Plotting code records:
——————

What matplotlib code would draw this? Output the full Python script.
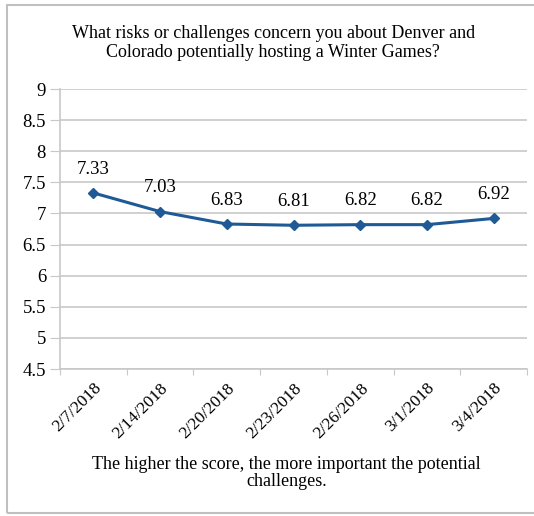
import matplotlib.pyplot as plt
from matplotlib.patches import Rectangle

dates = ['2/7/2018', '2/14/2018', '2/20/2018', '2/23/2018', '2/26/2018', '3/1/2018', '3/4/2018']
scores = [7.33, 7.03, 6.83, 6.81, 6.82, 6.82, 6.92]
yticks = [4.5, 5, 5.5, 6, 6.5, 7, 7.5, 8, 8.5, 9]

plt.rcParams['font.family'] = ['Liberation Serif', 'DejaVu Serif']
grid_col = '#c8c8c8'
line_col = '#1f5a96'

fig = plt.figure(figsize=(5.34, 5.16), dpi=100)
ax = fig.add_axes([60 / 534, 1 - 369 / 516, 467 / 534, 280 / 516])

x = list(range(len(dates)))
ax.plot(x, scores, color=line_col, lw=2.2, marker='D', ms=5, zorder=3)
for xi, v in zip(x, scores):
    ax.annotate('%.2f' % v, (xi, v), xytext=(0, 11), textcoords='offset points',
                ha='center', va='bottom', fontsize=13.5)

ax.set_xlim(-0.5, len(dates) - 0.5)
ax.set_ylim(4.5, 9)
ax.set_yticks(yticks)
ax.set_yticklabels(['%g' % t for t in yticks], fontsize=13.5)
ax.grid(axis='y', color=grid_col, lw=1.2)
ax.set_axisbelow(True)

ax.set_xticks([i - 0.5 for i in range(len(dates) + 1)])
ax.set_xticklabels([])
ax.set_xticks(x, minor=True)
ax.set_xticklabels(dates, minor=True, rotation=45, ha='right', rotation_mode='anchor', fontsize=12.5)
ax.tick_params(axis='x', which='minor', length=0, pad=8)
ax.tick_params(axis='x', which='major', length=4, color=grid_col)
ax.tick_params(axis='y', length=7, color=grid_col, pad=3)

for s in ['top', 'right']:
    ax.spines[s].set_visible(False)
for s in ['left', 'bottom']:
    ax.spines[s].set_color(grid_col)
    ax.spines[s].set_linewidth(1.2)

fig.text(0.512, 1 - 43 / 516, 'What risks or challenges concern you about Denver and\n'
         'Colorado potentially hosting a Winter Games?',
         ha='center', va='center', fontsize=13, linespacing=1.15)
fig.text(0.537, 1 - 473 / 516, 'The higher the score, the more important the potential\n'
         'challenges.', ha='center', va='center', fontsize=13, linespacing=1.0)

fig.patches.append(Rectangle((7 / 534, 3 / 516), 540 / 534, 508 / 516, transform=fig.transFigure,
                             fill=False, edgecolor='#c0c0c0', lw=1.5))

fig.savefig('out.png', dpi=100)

——————

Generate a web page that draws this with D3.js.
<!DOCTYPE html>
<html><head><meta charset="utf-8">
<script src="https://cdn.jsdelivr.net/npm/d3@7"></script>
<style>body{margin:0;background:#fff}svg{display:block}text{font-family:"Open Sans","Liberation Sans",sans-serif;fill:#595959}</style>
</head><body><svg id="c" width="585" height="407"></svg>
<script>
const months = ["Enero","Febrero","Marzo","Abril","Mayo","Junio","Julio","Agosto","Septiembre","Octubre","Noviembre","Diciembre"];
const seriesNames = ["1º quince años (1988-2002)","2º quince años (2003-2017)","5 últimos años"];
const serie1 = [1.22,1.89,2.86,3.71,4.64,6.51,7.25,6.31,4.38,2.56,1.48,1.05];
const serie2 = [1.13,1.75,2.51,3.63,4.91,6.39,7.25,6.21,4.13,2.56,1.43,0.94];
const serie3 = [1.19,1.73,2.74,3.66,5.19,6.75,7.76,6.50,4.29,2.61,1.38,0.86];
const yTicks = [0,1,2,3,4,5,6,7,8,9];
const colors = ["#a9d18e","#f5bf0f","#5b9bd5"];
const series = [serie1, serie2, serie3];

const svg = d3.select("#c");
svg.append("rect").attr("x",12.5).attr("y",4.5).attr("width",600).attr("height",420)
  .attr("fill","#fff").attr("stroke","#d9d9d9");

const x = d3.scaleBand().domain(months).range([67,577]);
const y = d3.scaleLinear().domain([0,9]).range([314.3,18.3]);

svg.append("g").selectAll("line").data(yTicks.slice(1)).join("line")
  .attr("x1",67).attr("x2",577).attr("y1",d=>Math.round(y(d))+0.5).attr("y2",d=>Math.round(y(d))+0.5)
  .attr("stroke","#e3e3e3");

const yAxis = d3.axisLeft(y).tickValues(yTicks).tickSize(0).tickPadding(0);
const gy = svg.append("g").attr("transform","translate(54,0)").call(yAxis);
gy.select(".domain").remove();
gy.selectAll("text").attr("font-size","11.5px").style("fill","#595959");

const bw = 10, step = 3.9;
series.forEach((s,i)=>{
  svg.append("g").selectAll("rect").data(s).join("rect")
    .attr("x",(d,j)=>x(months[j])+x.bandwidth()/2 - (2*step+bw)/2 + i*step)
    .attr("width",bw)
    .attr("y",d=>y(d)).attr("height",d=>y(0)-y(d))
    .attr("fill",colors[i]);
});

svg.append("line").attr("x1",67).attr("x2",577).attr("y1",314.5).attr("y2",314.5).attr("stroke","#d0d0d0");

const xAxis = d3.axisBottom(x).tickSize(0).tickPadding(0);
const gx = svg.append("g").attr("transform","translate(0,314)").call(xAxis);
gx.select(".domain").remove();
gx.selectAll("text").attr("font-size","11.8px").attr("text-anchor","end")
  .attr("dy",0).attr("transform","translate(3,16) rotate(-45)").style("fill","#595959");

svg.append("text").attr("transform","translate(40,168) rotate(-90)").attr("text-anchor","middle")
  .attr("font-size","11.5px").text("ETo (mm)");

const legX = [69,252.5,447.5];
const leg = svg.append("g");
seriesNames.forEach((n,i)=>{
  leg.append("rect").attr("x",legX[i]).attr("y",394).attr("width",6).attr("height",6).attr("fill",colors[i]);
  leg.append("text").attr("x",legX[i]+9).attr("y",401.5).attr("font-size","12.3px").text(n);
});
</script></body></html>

——————

Omit the pictures. Extract exactly the lines that begin with the one holding "What matplotlib code" and end with the one holding "ha='center', va='bottom', fontsize=13.5)", inclusive.

* Exercise answer:
What matplotlib code would draw this? Output the full Python script.
import matplotlib.pyplot as plt
from matplotlib.patches import Rectangle

dates = ['2/7/2018', '2/14/2018', '2/20/2018', '2/23/2018', '2/26/2018', '3/1/2018', '3/4/2018']
scores = [7.33, 7.03, 6.83, 6.81, 6.82, 6.82, 6.92]
yticks = [4.5, 5, 5.5, 6, 6.5, 7, 7.5, 8, 8.5, 9]

plt.rcParams['font.family'] = ['Liberation Serif', 'DejaVu Serif']
grid_col = '#c8c8c8'
line_col = '#1f5a96'

fig = plt.figure(figsize=(5.34, 5.16), dpi=100)
ax = fig.add_axes([60 / 534, 1 - 369 / 516, 467 / 534, 280 / 516])

x = list(range(len(dates)))
ax.plot(x, scores, color=line_col, lw=2.2, marker='D', ms=5, zorder=3)
for xi, v in zip(x, scores):
    ax.annotate('%.2f' % v, (xi, v), xytext=(0, 11), textcoords='offset points',
                ha='center', va='bottom', fontsize=13.5)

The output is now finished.